For years, Alaska educators have been calling No Child Left Behind requirements unfair and say they are virtually impossible to meet, which is why they are looking forward to the new approach.     

When it comes to helping students make the grade in their educational journey, educators say it all depends on the options they have available.

"We want them to be able to make choices so that whatever direction they choose to take, they have the background necessary to give them a successful opportunity," said Dr.
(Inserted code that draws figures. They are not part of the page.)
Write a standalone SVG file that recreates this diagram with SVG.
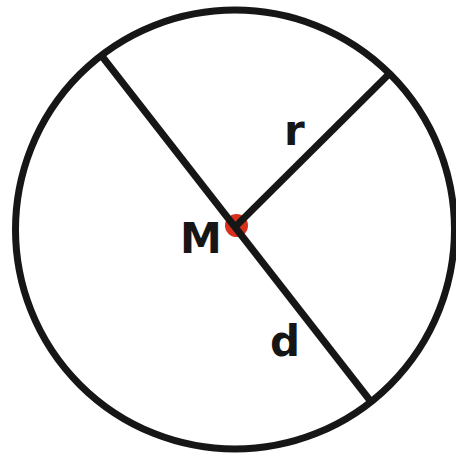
<svg xmlns="http://www.w3.org/2000/svg" width="456" height="453" viewBox="0 0 456 453">
<style>
.ln{stroke:#161616;stroke-width:7;fill:none}
.lb{font-family:"DejaVu Sans",sans-serif;font-weight:bold;font-size:42px;fill:#161616}
</style>
<rect width="456" height="453" fill="#fff"/>
<g id="circle"><circle class="ln" cx="235" cy="229.5" r="219.5"/></g>
<g id="center"><circle cx="236.5" cy="225.5" r="11.5" fill="#d9301e"/></g>
<g id="connectors">
<line class="ln" x1="101" y1="55" x2="372" y2="403"/>
<line class="ln" x1="236" y1="226" x2="389" y2="74"/>
</g>
<g id="labels">
<text class="lb" x="180" y="253">M</text>
<text class="lb" x="284" y="145">r</text>
<text class="lb" x="270" y="356">d</text>
</g>
</svg>
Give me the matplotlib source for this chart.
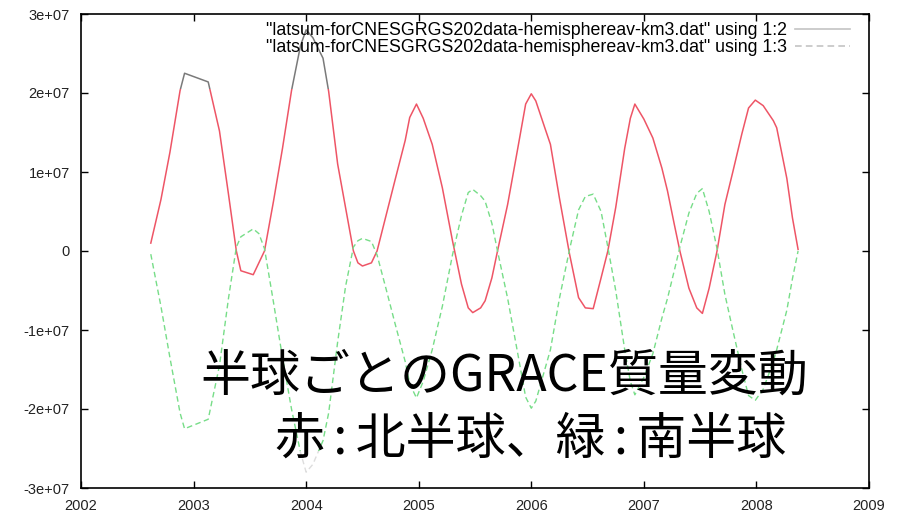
import numpy as np
import matplotlib.pyplot as plt
from matplotlib.lines import Line2D
from matplotlib.patches import Rectangle

# hemisphere mass sums (units of 1e6 km3), north = column 2, south = column 3
years = [2002.62, 2002.71, 2002.79, 2002.88, 2002.92, 2003.13, 2003.23, 2003.31,
         2003.38, 2003.42, 2003.53, 2003.58, 2003.63, 2003.71, 2003.79, 2003.87,
         2003.95, 2004.00, 2004.06, 2004.15, 2004.20, 2004.28, 2004.35, 2004.42,
         2004.46, 2004.50, 2004.58, 2004.63, 2004.71, 2004.79, 2004.88, 2004.92,
         2004.98, 2005.04, 2005.12, 2005.21, 2005.30, 2005.38, 2005.44, 2005.48,
         2005.55, 2005.59, 2005.65, 2005.70, 2005.79, 2005.88, 2005.95, 2006.00,
         2006.04, 2006.12, 2006.17, 2006.25, 2006.34, 2006.42, 2006.48, 2006.55,
         2006.62, 2006.68, 2006.75, 2006.83, 2006.88, 2006.92, 2007.00, 2007.08,
         2007.16, 2007.21, 2007.27, 2007.32, 2007.40, 2007.47, 2007.52, 2007.58,
         2007.65, 2007.72, 2007.79, 2007.87, 2007.93, 2007.99, 2008.06, 2008.15,
         2008.18, 2008.27, 2008.32, 2008.37]

north = [1.0, 6.5, 12.5, 20.3, 22.5, 21.4, 15.2, 7.2,
         0.0, -2.5, -3.0, -1.5, 0.0, 6.3, 13.0, 20.3,
         26.0, 28.0, 27.0, 24.4, 20.2, 11.0, 5.5, 0.0,
         -1.5, -1.9, -1.5, 0.0, 4.5, 9.0, 14.0, 16.9,
         18.6, 16.8, 13.5, 8.0, 1.3, -4.2, -7.2, -7.8,
         -7.2, -6.3, -3.4, 0.0, 5.9, 13.0, 18.6, 19.9,
         19.0, 15.6, 13.5, 6.7, -0.4, -5.9, -7.2, -7.3,
         -3.4, 0.0, 5.5, 13.0, 16.8, 18.6, 16.7, 14.3,
         10.5, 7.6, 3.4, 0.0, -4.7, -7.2, -7.9, -4.7,
         0.0, 5.9, 10.0, 14.8, 18.1, 19.1, 18.4, 16.5,
         15.6, 9.2, 4.2, 0.2]

south = [-0.4, -7.0, -13.5, -20.5, -22.5, -21.3, -14.5, -6.0,
         0.5, 1.8, 2.8, 2.2, 0.3, -6.5, -13.5, -20.0,
         -25.5, -28.0, -27.0, -24.0, -20.5, -11.5, -4.5, 0.5,
         1.3, 1.6, 1.2, -0.5, -4.8, -9.2, -14.0, -16.8,
         -18.6, -16.5, -12.5, -7.0, -0.5, 4.5, 7.4, 7.8,
         7.0, 6.3, 3.5, 0.0, -6.0, -13.0, -18.5, -19.9,
         -19.0, -15.0, -12.5, -6.0, 0.2, 5.2, 6.9, 7.2,
         5.0, 0.5, -5.0, -12.5, -16.5, -18.2, -16.0, -13.0,
         -8.5, -6.0, -2.5, 0.5, 4.8, 7.3, 7.9, 5.0,
         0.3, -5.5, -10.0, -15.0, -18.3, -18.9, -17.5, -14.0,
         -12.5, -7.5, -3.5, 0.0]

x_ticks = [2002, 2003, 2004, 2005, 2006, 2007, 2008, 2009]
y_ticks = [3e7, 2e7, 1e7, 0, -1e7, -2e7, -3e7]
y_labels = ['3e+07', '2e+07', '1e+07', '0', '-1e+07', '-2e+07', '-3e+07']
legend_labels = ['"latsum-forCNESGRGS202data-hemisphereav-km3.dat" using 1:2',
                 '"latsum-forCNESGRGS202data-hemisphereav-km3.dat" using 1:3']
title_lines = ['半球ごとのGRACE質量変動', '赤\u2006:\u2006北半球、緑\u2006:\u2006南半球']

t = np.array(years)
n = np.array(north) * 1e6
s = np.array(south) * 1e6

fig = plt.figure(figsize=(9.06, 5.16), dpi=100)
ax = fig.add_axes([81 / 906, 28 / 516, 788 / 906, 474 / 516])

# colour band: top strip and bottom strip of the plot come out grey
mid = Rectangle((2002, -2.53e7), 7, 2.53e7 + 2.05e7, transform=ax.transData)
top = Rectangle((2002, 2.05e7), 7, 2e7, transform=ax.transData)
low = Rectangle((2002, -4e7), 7, 4e7 - 2.53e7, transform=ax.transData)

l1, = ax.plot(t, n, color='#ee5566', lw=1.1)
l1.set_clip_path(mid)
l1g, = ax.plot(t, n, color='#7a7a7a', lw=1.1)
l1g.set_clip_path(top)

l2, = ax.plot(t, s, color='#77dd88', lw=1.0, dashes=(4, 2.5))
l2.set_clip_path(mid)
l2g, = ax.plot(t, s, color='#aaaaaa', lw=1.0, dashes=(4, 2.5))
l2g.set_clip_path(top)
l2l, = ax.plot(t, s, color='#dddddd', lw=1.0, dashes=(4, 2.5))
l2l.set_clip_path(low)

ax.set_xlim(2002, 2009)
ax.set_ylim(-3e7, 3e7)
ax.set_xticks(x_ticks)
ax.set_xticklabels([str(v) for v in x_ticks])
ax.set_yticks(y_ticks)
ax.set_yticklabels(y_labels)
ax.tick_params(direction='in', length=5, width=1, top=True, right=True,
               labelsize=10.5, labelcolor='#222222', pad=8)
for lab in ax.get_xticklabels() + ax.get_yticklabels():
    lab.set_family('Liberation Sans')
for sp in ax.spines.values():
    sp.set_linewidth(1.2)

# gnuplot style key: text first, sample line after it
handles = [Line2D([], [], color='#c4c4c4', lw=1.2),
           Line2D([], [], color='#c4c4c4', lw=1.2, dashes=(4, 2.5))]
ax.legend(handles, legend_labels, loc='upper right', markerfirst=False,
          frameon=False, bbox_to_anchor=(850 / 906, 1 - 22 / 516),
          bbox_transform=fig.transFigure, borderpad=0, borderaxespad=0,
          handlelength=3.1, handletextpad=0.45, labelspacing=0.0,
          prop={'family': 'Liberation Sans', 'size': 12.8})

cjk = ['Noto Sans CJK JP', 'DejaVu Sans']
fig.text(200 / 906, 1 - 377 / 516, title_lines[0], family=cjk, fontsize=36,
         ha='left', va='center', color='black')
fig.text(275 / 906, 1 - 440 / 516, title_lines[1], family=cjk, fontsize=36,
         ha='left', va='center', color='black')

fig.savefig('out.png', dpi=100)
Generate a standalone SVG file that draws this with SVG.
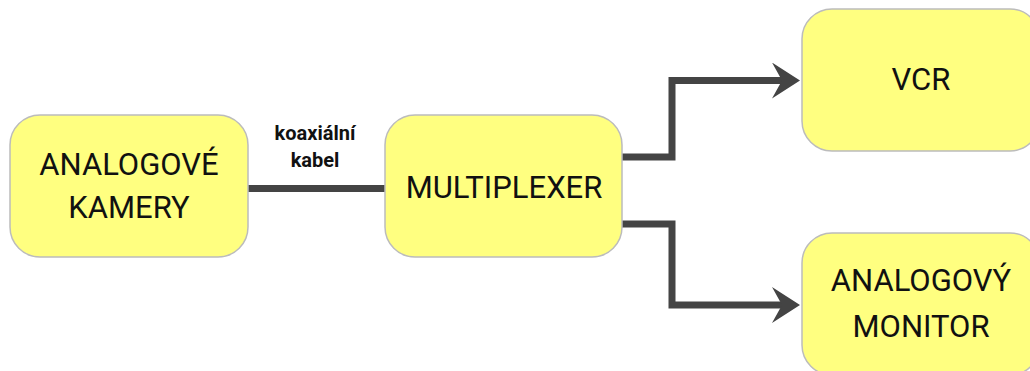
<svg xmlns="http://www.w3.org/2000/svg" width="1030" height="371" viewBox="0 0 1030 371">
<style>
.box{fill:#ffff80;stroke:#bcbcbc;stroke-width:1.5}
.t{font-family:Roboto,"Liberation Sans",sans-serif;font-size:31px;fill:#111;text-anchor:middle}
.lbl{font-family:Roboto,"Liberation Sans",sans-serif;font-size:20px;font-weight:bold;fill:#111;text-anchor:middle}
.c{fill:none;stroke:#444;stroke-width:7}
</style>
<defs>
<marker id="ah" markerUnits="userSpaceOnUse" markerWidth="30" markerHeight="36" refX="16" refY="18" orient="auto" viewBox="0 0 30 36">
<path d="M28,18 L0,0 L10,18 L0,36 Z" fill="#444"/>
</marker>
</defs>
<g id="connectors">
<path class="c" d="M248,188.5 H385"/>
<path class="c" d="M622,157 H672 V80.5 H788" marker-end="url(#ah)"/>
<path class="c" d="M622,224 H672 V305 H788" marker-end="url(#ah)"/>
<text class="lbl" x="315" y="140">koaxiální</text>
<text class="lbl" x="315" y="167">kabel</text>
</g>
<g id="kamery">
<rect class="box" x="10" y="115" width="238" height="142" rx="30"/>
<text class="t" x="129" y="175">ANALOGOVÉ</text>
<text class="t" x="129" y="218">KAMERY</text>
</g>
<g id="multiplexer">
<rect class="box" x="385" y="115" width="237" height="142" rx="30"/>
<text class="t" x="504" y="198">MULTIPLEXER</text>
</g>
<g id="vcr">
<rect class="box" x="802" y="9" width="238" height="142" rx="30"/>
<text class="t" x="921" y="90">VCR</text>
</g>
<g id="monitor">
<rect class="box" x="802" y="233" width="238" height="142" rx="30"/>
<text class="t" x="921" y="291">ANALOGOVÝ</text>
<text class="t" x="921" y="337">MONITOR</text>
</g>
</svg>
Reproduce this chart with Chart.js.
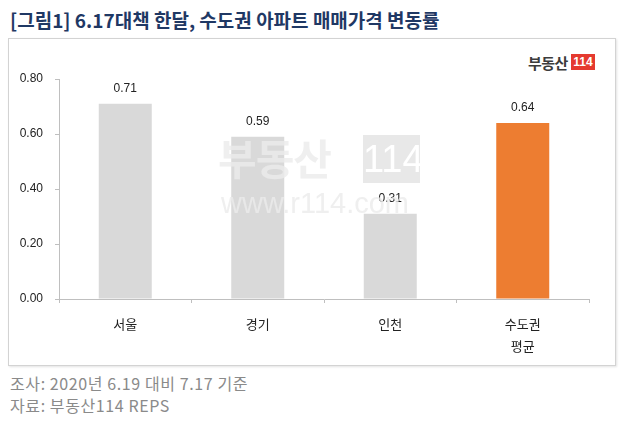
<!DOCTYPE html>
<html>
<head>
<meta charset="utf-8">
<script src="https://cdn.jsdelivr.net/npm/chart.js@4"></script>
<style>
  body { margin:0; width:630px; height:426px; background:#fff; position:relative; overflow:hidden; font-family:"Noto Sans CJK KR", sans-serif; }
  .title { position:absolute; left:10px; top:6px; font-size:19px; font-weight:bold; color:#1f3864; letter-spacing:0; }
  .box { position:absolute; left:8px; top:38px; width:606px; height:326px; border:1px solid #d3d3d3; box-shadow:1px 1px 2px #e4e4e4; }
  .logo { position:absolute; left:528px; top:54px; height:16px; display:flex; align-items:center; }
  .logo .txt { font-size:15px; font-weight:bold; color:#3c3c3c; letter-spacing:-0.5px; }
  .logo .red { margin-left:3px; background:#e53a2f; color:#fff; font-family:"Liberation Sans", sans-serif; font-size:12px; font-weight:bold; height:16px; width:24px; line-height:16px; text-align:center; }
  .wm { position:absolute; z-index:2; }
  .wm1 { left:218px; top:126px; font-size:42px; font-weight:bold; color:rgba(235,235,235,0.8); letter-spacing:-1px; }
  .wm2 { left:363px; top:135px; width:57px; height:48px; background:rgba(228,228,228,0.85); color:#fff; font-family:"Liberation Sans", sans-serif; font-size:38px; line-height:48px; text-align:center; }
  .wm3 { left:221px; top:187px; font-family:"Liberation Sans", sans-serif; font-size:29px; color:rgba(235,235,235,0.8); }
  .foot { position:absolute; left:10px; font-size:16px; color:#8a8a8a; letter-spacing:0.6px; }
  canvas { position:absolute; left:0; top:0; z-index:1; }
</style>
</head>
<body>
<div class="title">[그림1] 6.17대책 한달, 수도권 아파트 매매가격 변동률</div>
<div class="box"></div>
<div class="wm wm1">부동산</div>
<div class="wm wm2">114</div>
<div class="wm wm3">www.r114.com</div>
<div class="logo"><span class="txt">부동산</span><span class="red">114</span></div>
<div class="foot" style="top:371px">조사: 2020년 6.19 대비 7.17 기준</div>
<div class="foot" style="top:393px">자료: 부동산114 REPS</div>
<canvas id="chart" width="630" height="426"></canvas>
<script>
const categories = ['서울', '경기', '인천', ['수도권', '평균']];
const changeRates = [0.71, 0.59, 0.31, 0.64];
const barColors = ['#d9d9d9', '#d9d9d9', '#d9d9d9', '#ed7d31'];
const yTicks = [0, 0.2, 0.4, 0.6, 0.8];

// value labels above the bars
const valueLabels = {
  id: 'valueLabels',
  afterDatasetsDraw(chart) {
    const ctx = chart.ctx;
    const meta = chart.getDatasetMeta(0);
    ctx.save();
    ctx.font = '12px "Liberation Sans", sans-serif';
    ctx.fillStyle = '#222';
    ctx.textAlign = 'center';
    ctx.textBaseline = 'middle';
    meta.data.forEach((bar, i) => {
      ctx.fillText(changeRates[i].toFixed(2), bar.x, bar.y - 15);
    });
    ctx.restore();
  }
};

new Chart(document.getElementById('chart'), {
  type: 'bar',
  data: {
    labels: categories,
    datasets: [{
      data: changeRates,
      backgroundColor: barColors,
      barPercentage: 1,
      categoryPercentage: 0.4
    }]
  },
  options: {
    responsive: false,
    animation: false,
    layout: { padding: { left: 0, right: 41, top: 79, bottom: 0 } },
    plugins: { legend: { display: false }, tooltip: { enabled: false } },
    scales: {
      y: {
        min: 0,
        max: 0.8,
        afterFit: s => { s.width = 59; },
        afterBuildTicks: s => { s.ticks = yTicks.map(v => ({ value: v })); },
        ticks: {
          padding: 12,
          color: '#222',
          font: { family: '"Liberation Sans", sans-serif', size: 12 },
          callback: v => v.toFixed(2)
        },
        grid: { drawOnChartArea: false, tickLength: 4, color: '#bfbfbf' },
        border: { color: '#bfbfbf' }
      },
      x: {
        afterFit: s => { s.height = 127; },
        ticks: {
          padding: 10,
          color: '#222',
          font: { family: '"Noto Sans CJK KR", sans-serif', size: 13, lineHeight: 1.7 }
        },
        grid: { offset: true, drawOnChartArea: false, tickLength: 4, color: '#bfbfbf' },
        border: { color: '#bfbfbf' }
      }
    }
  },
  plugins: [valueLabels]
});
</script>
</body>
</html>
Scott Butterfield, who is the superintendent for the Chatham School District in southwest Alaska. "If they don't do well in school, then choices are limited and they just have to take what they get."

But here in Alaska over the past ten years, most educators say they have had to focus large amounts of time on specific students who were having trouble to the detriment of the entire system.

Strict standards that they say in rural Alaska has been a real challenge.

"Our district is very small but our different sites are uniquely separate from each other and the challenges to meet those older NCLB requirements became almost impossible," said Butterfield. "The notion that every single kid in America regardless of their learning abilities would meet the standards was absurd in my viewpoint."
 
"It simply was not doing what it was intended to do," said Vernon Campbell, who is the executive director for ASD ESEA Federal Programs.

It was an all or nothing approach to generate improvement that the State of Alaska is allowed to change after being approved for a federal waiver in May.
     
Educators will be able to adapt their curriculum to children's specific needs and challenges.
    
Under the new system, Adequate Yearly Progress or AYP will disappear and be replaced a weighted performance index system. Five will be the rating for the reward schools and one will be the rating for the lowest performing schools in the state. The focus will be on factors like attendance and proficiency while also creating a more realistic set of targets for  districts and their students.
    
Schools will come up with individual plans. 

"With a ratings system we can actually begin to see which schools are at various levels because are all over the map in terms of their performance and then begin to target our supports and services and districts can do the same," said Les Morse, who is the deputy commissioner for the State of Alaska Education & Early Development Department.

The new system will also include new standards for math and language arts. Districts are developing their own versions of the plan specific to their schools needs.      

"One of the nicest changes is that schools will get credit for the growth, that student growth, academic growth so that's good news," said Campbell.
   
The new ratings are expected to start statewide around August 15th.